La prémunition pour vivre avec le court-noué
Les premiers résultats du projet de recherche Vaccivine, basé sur la prémunition au vignoble pour lutter contre le court-noué, sont encourageants. Explications avec Emmanuelle Vigne et Olivier Lemaire, chercheurs à l’Inrae de Colmar.
Les premiers résultats du projet de recherche Vaccivine, basé sur la prémunition au vignoble pour lutter contre le court-noué, sont encourageants. Explications avec Emmanuelle Vigne et Olivier Lemaire, chercheurs à l’Inrae de Colmar.
C’est quoi la prémunition ? Quel intérêt contre le court-noué ?
Olivier Lemaire : La prémunition est une stratégie de lutte biologique qui s’apparente un peu à la vaccination dans la mesure où elle déclenche dans la plante un mécanisme aboutissant à la protection contre les variants pathogènes du virus, grâce à l’inoculation d’un variant sélectionné pour sa faible pathogénicité. Les plantes ainsi prémunies protègent les vignes d’une infection ultérieure par d’autres variants viraux responsables des formes sévères de la maladie. Cette méthode de biocontrôle avait obtenu des résultats contrastés dans des parcelles de vignes expérimentales il y a une dizaine d’années pour lutter contre le court-noué. Elle est à nouveau développée depuis 2018 dans le cadre du projet Vaccivine du Plan national dépérissement du vignoble dans un objectif de mise en place de stratégies biologiques pour lutter contre le virus du court-noué à l’origine d’un dépérissement grave dans les vignobles français. Les nouveaux essais sont basés sur la sélection de variants de virus atténués adaptés au terroir et aux cépages locaux.
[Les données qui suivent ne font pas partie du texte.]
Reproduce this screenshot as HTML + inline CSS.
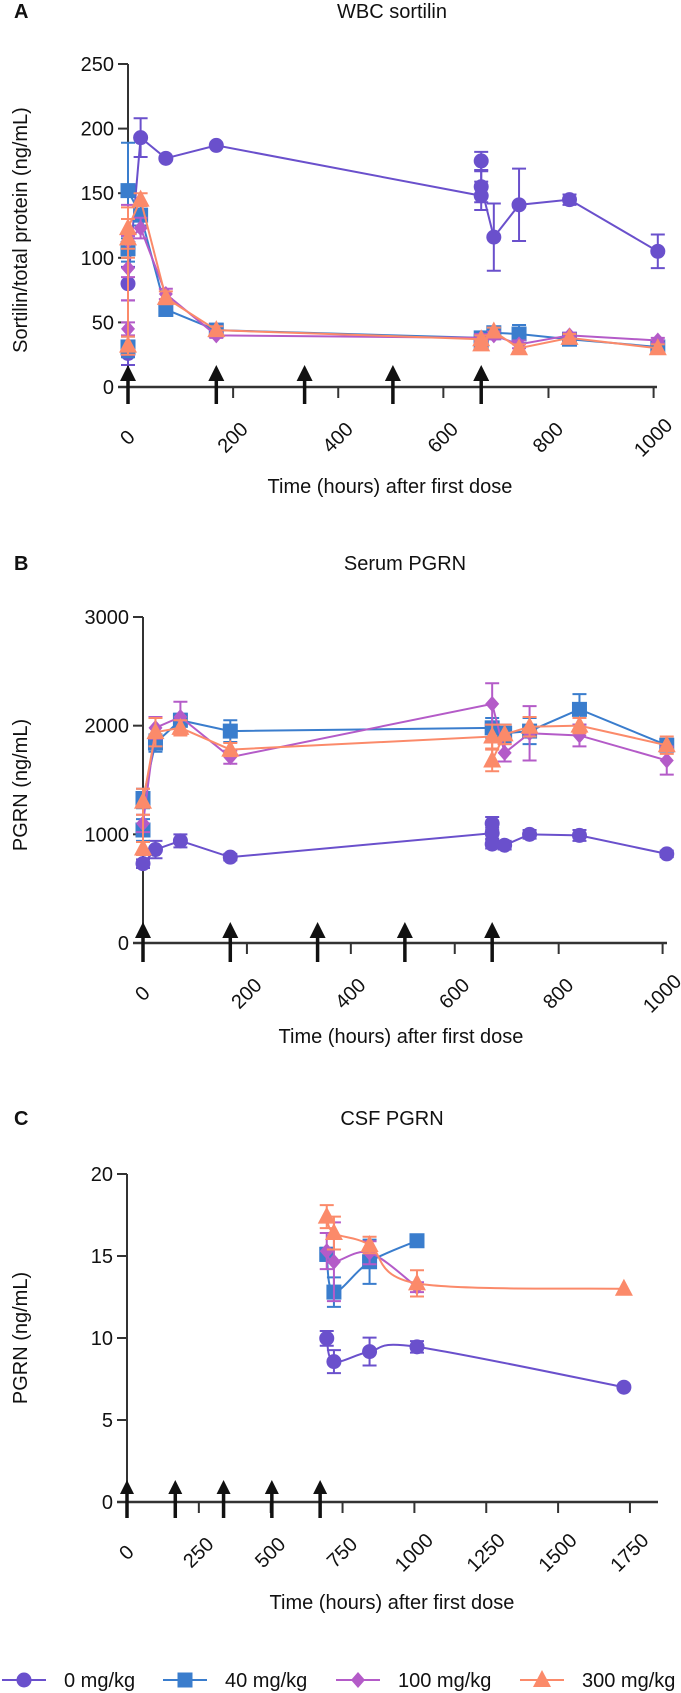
<!DOCTYPE html>
<html><head><meta charset="utf-8">
<style>
html,body{margin:0;padding:0;background:#fff;}
svg{display:block;font-family:"Liberation Sans",Arial,sans-serif;}
</style></head>
<body>
<svg id="chart" width="681" height="1693" viewBox="0 0 681 1693" xmlns="http://www.w3.org/2000/svg"></svg>
<script>
// ---------- Data ----------
const seriesNames = ["0 mg/kg","40 mg/kg","100 mg/kg","300 mg/kg"];
const doseTimes = [0,168,336,504,672];

// Panel A: WBC sortilin
const aT0 = [0,0,24,72,168,672,672,672,696,744,840,1008];
const aV0 = [26,80,193,177,187,148,175,155,116,141,145,105];
const aE0 = [9,13,15,0,0,11,7,12,26,28,4,13];
const aT1 = [0,0,0,24,72,168,672,672,696,744,840,1008];
const aV1 = [31,107,152,133,60,44,38,35,42,41,37,31];
const aE1 = [8,10,37,8,4,5,4,4,4,7,3,3];
const aT2 = [0,0,0,24,72,168,672,696,744,840,1008];
const aV2 = [45,92,113,123,72,40,38,40,33,40,36];
const aE2 = [5,25,28,8,4,2,3,3,3,2,2];
const aT3 = [0,0,0,24,72,168,672,672,696,744,840,1008];
const aV3 = [32,115,123,145,69,44,37,33,43,30,38,30];
const aE3 = [7,15,16,5,5,3,3,3,3,3,3,3];
const aYTicks = [0,50,100,150,200,250];
const aXTicks = [0,200,400,600,800,1000];

// Panel B: Serum PGRN
const bT0 = [0,24,72,168,672,672,672,696,744,840,1008];
const bV0 = [730,860,940,790,1010,1100,910,900,1000,990,820];
const bE0 = [40,80,60,30,50,60,40,40,40,50,30];
const bT1 = [0,0,24,72,168,672,696,744,840,1008];
const bV1 = [1040,1330,1840,2050,1950,1980,1930,1950,2150,1820];
const bE1 = [100,90,80,60,100,90,80,120,140,50];
const bT2 = [0,24,72,168,672,696,744,840,1008];
const bV2 = [1100,1980,2080,1710,2200,1750,1930,1910,1680];
const bE2 = [80,100,140,60,190,80,250,100,130];
const bT3 = [0,0,24,72,168,672,672,696,744,840,1008];
const bV3 = [870,1300,1940,1980,1780,1900,1680,1920,1990,2000,1820];
const bE3 = [60,120,130,70,60,110,100,90,90,70,80];
const bYTicks = [0,1000,2000,3000];
const bXTicks = [0,200,400,600,800,1000];

// Panel C: CSF PGRN
const cT0 = [695,720,844,1009,1729];
const cV0 = [9.98,8.56,9.17,9.46,7.0];
const cE0 = [0.45,0.7,0.85,0.35,0];
const cT1 = [695,720,844,1009];
const cV1 = [15.1,12.8,14.65,15.93];
const cE1 = [0.4,0.9,1.35,0.1];
const cT2 = [695,720,844,1009];
const cV2 = [15.3,14.65,15.2,13.1];
const cE2 = [1.1,2.4,0.7,0.3];
const cT3 = [695,720,844,1009,1729];
const cV3 = [17.4,16.4,15.67,13.33,13.0];
const cE3 = [0.7,1.0,0.5,0.8,0];
const cYTicks = [0,5,10,15,20];
const cXTicks = [0,250,500,750,1000,1250,1500,1750];

// ---------- Drawing ----------
const colors = ["#6a50cc","#3a7dcd","#b45bc8","#fb8a6a"];
const shapes = ["circle","square","diamond","triangle"];
const NS = "http://www.w3.org/2000/svg";
const svg = document.getElementById("chart");
function el(tag, attrs, parent){
  const e = document.createElementNS(NS, tag);
  for (const k in attrs) e.setAttribute(k, attrs[k]);
  (parent||svg).appendChild(e);
  return e;
}
function marker(g, shape, x, y, c){
  let m;
  if (shape==="circle") m = el("circle",{cx:x,cy:y,r:7.5,fill:c},g);
  else if (shape==="square") m = el("rect",{x:x-7.5,y:y-7.5,width:15,height:15,fill:c},g);
  else if (shape==="diamond") m = el("polygon",{points:`${x},${y-8} ${x+7},${y} ${x},${y+8} ${x-7},${y}`,fill:c},g);
  else m = el("polygon",{points:`${x},${y-10} ${x+9},${y+7} ${x-9},${y+7}`,fill:c},g);
  return m;
}
function spline(pts){
  if (pts.length<3) return "M"+pts.map(p=>p.join(",")).join(" L");
  let d = `M${pts[0][0]},${pts[0][1]}`;
  for (let i=0;i<pts.length-1;i++){
    const p0=pts[Math.max(0,i-1)], p1=pts[i], p2=pts[i+1], p3=pts[Math.min(pts.length-1,i+2)];
    const c1=[p1[0]+(p2[0]-p0[0])/6, p1[1]+(p2[1]-p0[1])/6];
    const c2=[p2[0]-(p3[0]-p1[0])/6, p2[1]-(p3[1]-p1[1])/6];
    d += ` C${c1[0]},${c1[1]} ${c2[0]},${c2[1]} ${p2[0]},${p2[1]}`;
  }
  return d;
}
function panel(cfg){
  const g = el("g",{});
  
  
  const xs = t => cfg.x0 + t*cfg.xk;
  const ys = v => cfg.y0 - (v/cfg.ymax)*(cfg.y0-cfg.ytop);
  const L = el("text",{x:14,y:cfg.titleY+7,"font-size":20,"font-weight":"bold",fill:"#111"},g);
  L.textContent = cfg.letter;
  
  
  const T = el("text",{x:cfg.titleX,y:cfg.titleY+7,"font-size":20,"text-anchor":"middle",fill:"#111"},g);
  T.textContent = cfg.title;
  
  
  const ya = el("line",{x1:cfg.yAxisX,y1:cfg.ytop,x2:cfg.yAxisX,y2:cfg.y0,stroke:"#333","stroke-width":2},g);
  
  
  cfg.yTicks.forEach(v=>{
    el("line",{x1:cfg.yAxisX-10,y1:ys(v),x2:cfg.yAxisX,y2:ys(v),stroke:"#333","stroke-width":2},g);
    const t = el("text",{x:cfg.yAxisX-14,y:ys(v)+7,"font-size":20,"text-anchor":"end",fill:"#111"},g);
    t.textContent = v;
    
    
  });
  const yt = el("text",{transform:`translate(${cfg.yTitleX},${cfg.yTitleY}) rotate(-90)`,"font-size":20,"text-anchor":"middle",fill:"#111"},g);
  yt.textContent = cfg.yTitle;
  
  
  const xa = el("line",{x1:cfg.xAxisL,y1:cfg.y0,x2:cfg.xAxisR,y2:cfg.y0,stroke:"#333","stroke-width":2.5},g);
  
  
  cfg.xTicks.forEach(v=>{
    el("line",{x1:xs(v),y1:cfg.y0,x2:xs(v),y2:cfg.y0+11,stroke:"#333","stroke-width":2},g);
    const t = el("text",{transform:`translate(${xs(v)},${cfg.y0+51}) rotate(-45)`,"font-size":20,"text-anchor":"middle","dominant-baseline":"central",fill:"#111"},g);
    t.textContent = v;
    
    
  });
  const xt = el("text",{x:cfg.xTitleX,y:cfg.y0+cfg.xTitleDy,"font-size":20,"text-anchor":"middle",fill:"#111"},g);
  xt.textContent = "Time (hours) after first dose";
  
  
  cfg.series.forEach((s,i)=>{
    const sg = el("g",{},g);
    
    
    const pts = s.t.map((t,j)=>[xs(t), ys(s.v[j])]);
    const line = el("path",{d: cfg.smooth ? spline(pts) : "M"+pts.map(p=>p.join(",")).join(" L"), fill:"none", stroke:colors[i], "stroke-width":2},sg);
    
    
    s.t.forEach((t,j)=>{
      const e = s.e[j];
      if (e>0){
        const x = xs(t), y1 = ys(s.v[j]+e), y2 = ys(s.v[j]-e);
        const eb = el("path",{d:`M${x},${y1} L${x},${y2} M${x-7},${y1} L${x+7},${y1} M${x-7},${y2} L${x+7},${y2}`,stroke:colors[i],"stroke-width":2,fill:"none"},sg);
        
        
      }
    });
    s.t.forEach((t,j)=>{
      const m = marker(sg, shapes[i], xs(t), ys(s.v[j]), colors[i]);
      
      
    });
  });
  doseTimes.forEach(t=>{
    const x = xs(t);
    const ag = el("g",{},g);
    
    
    el("line",{x1:x,y1:cfg.arrTop+10,x2:x,y2:cfg.arrBot,stroke:"#111","stroke-width":3.5},ag);
    el("polygon",{points:`${x},${cfg.arrTop} ${x+cfg.aw},${cfg.arrTop+cfg.ah} ${x-cfg.aw},${cfg.arrTop+cfg.ah}`,fill:"#111"},ag);
  });
}

panel({name:"panel-a-wbc-sortilin",letter:"A",title:"WBC sortilin",titleX:392,titleY:11,
  x0:128,xk:0.5256,y0:387,ytop:64,ymax:250,yAxisX:128,xAxisL:118,xAxisR:657,
  yTicks:aYTicks,xTicks:aXTicks,yTitle:"Sortilin/total protein (ng/mL)",yTitleX:27,yTitleY:230,
  xTitleX:390,xTitleDy:106,arrTop:365,arrBot:404,aw:8,ah:16,smooth:false,
  series:[{t:aT0,v:aV0,e:aE0},{t:aT1,v:aV1,e:aE1},{t:aT2,v:aV2,e:aE2},{t:aT3,v:aV3,e:aE3}]});

panel({name:"panel-b-serum-pgrn",letter:"B",title:"Serum PGRN",titleX:405,titleY:563,
  x0:143,xk:0.5196,y0:943,ytop:617,ymax:3000,yAxisX:143,xAxisL:133,xAxisR:667,
  yTicks:bYTicks,xTicks:bXTicks,yTitle:"PGRN (ng/mL)",yTitleX:27,yTitleY:785,
  xTitleX:401,xTitleDy:100,arrTop:922,arrBot:962,aw:8,ah:16,smooth:false,
  series:[{t:bT0,v:bV0,e:bE0},{t:bT1,v:bV1,e:bE1},{t:bT2,v:bV2,e:bE2},{t:bT3,v:bV3,e:bE3}]});

panel({name:"panel-c-csf-pgrn",letter:"C",title:"CSF PGRN",titleX:392,titleY:1118,
  x0:127,xk:0.2874,y0:1502,ytop:1174,ymax:20,yAxisX:127,xAxisL:117,xAxisR:658,
  yTicks:cYTicks,xTicks:cXTicks,yTitle:"PGRN (ng/mL)",yTitleX:27,yTitleY:1338,
  xTitleX:392,xTitleDy:107,arrTop:1480,arrBot:1518,aw:7,ah:14,smooth:true,
  series:[{t:cT0,v:cV0,e:cE0},{t:cT1,v:cV1,e:cE1},{t:cT2,v:cV2,e:cE2},{t:cT3,v:cV3,e:cE3}]});

// legend
const legX = [2,163,336,520];
const lg = el("g",{});


seriesNames.forEach((n,i)=>{
  const g = el("g",{},lg);
  
  
  const x = legX[i], y = 1680;
  el("line",{x1:x,y1:y,x2:x+44,y2:y,stroke:colors[i],"stroke-width":2},g);
  marker(g, shapes[i], x+22, y, colors[i]);
  const t = el("text",{x:x+62,y:y+7,"font-size":20,fill:"#111"},g);
  t.textContent = n;
  
  
});
</script>
</body></html>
Où en est le projet Vaccivine ?
Emmanuelle Vigne : Notre première étape (en cours) est de prélever de nombreux échantillons de feuilles de vigne dans des parcelles atteintes par le court-noué et d’identifier des variants du virus GLFV à l’origine de faibles symptômes et inféodés à un terroir. Nous avons en effet constaté que dans des parcelles très touchées, on pouvait trouver des ceps peu symptomatiques mais qui en fait, après analyse, étaient atteints par des variants du virus du court-noué dits hypoagressifs ou atténués et qui n’entraînent pas de symptômes graves. Ce travail de sélection au vignoble est en cours en Champagne (sur le cépage chardonnay) mais aussi dans la Vallée du Rhône, en Bourgogne (Chablis) et en Alsace. À ce stade, la nouvelle technique du séquençage à haut débit nous permet de détecter et d’identifier rapidement les génomes complets des différents virus. Le variant sélectionné pour la prémunition est alors inoculé à la vigne par greffage hétérologue (entre une plante herbacée infectée mécaniquement par le variant et une vigne saine) avant d’être multiplié. Les ceps ainsi prémunis feront l’objet d’expérimentations locales à partir de 2022 en Champagne, puis en Bourgogne, Alsace et Vallée du Rhône.
La prémunition représente-t-elle un espoir pour vaincre le court-noué ?
Olivier Lemaire : La prémunition est une stratégie de biocontrôle qui ne permettra pas d’éradiquer le court-noué mais de vivre avec dans les zones très touchées en limitant autant que possible l’expression de la maladie et ainsi de restaurer la viabilité économique d’un vignoble très touché. L’objectif à moyen terme (horizon 2030) est de disposer de ceps prémunis avec des variants de GFLV adaptés à chaque terroir et cépages qui pourraient être implantés en remplacement des ceps atteints du court-noué. Preuve de la confiance des pouvoirs publics dans la recherche sur la prémunition pour gérer durablement le court-noué, un concours est ouvert pour recruter un chargé de recherche dont la mission sera l’étude approfondie des mécanismes de prémunition vis-à-vis du court-noué de la vigne. Ces travaux de recherche seront très précieux pour l’avancement du projet Vaccivine et l’implémentation de la prémunition au vignoble.
repères
Plus de 60 % de la surface viticole française est touchée par la maladie du court-noué, causée par le grapevine fanleaf virus (GFLV) qui infecte les vignes et qui est transmis par le nématode du sol Xiphinema index. Le court-noué est une maladie due à la monoculture de la vigne qui engendre des pertes de récolte pouvant atteindre 80 % et une réduction drastique de la longévité des ceps.
Vaccivine est un projet de recherche de l’équipe de virologie et vection de l’UMR SQV du centre Inrae Grand Est-Colmar engagé depuis 2018 avec l’appui de nombreux partenaires : Comité Champagne, Civa, BIVB, IFV, chambres d’agriculture, Moët & Chandon, CNRS-IBMP, région Grand Est.
La prémunition est une technique qui a fait ses preuves dans la lutte contre des maladies virales comme la tristeza des agrumes ou encore la mosaïque du pépino sur tomates.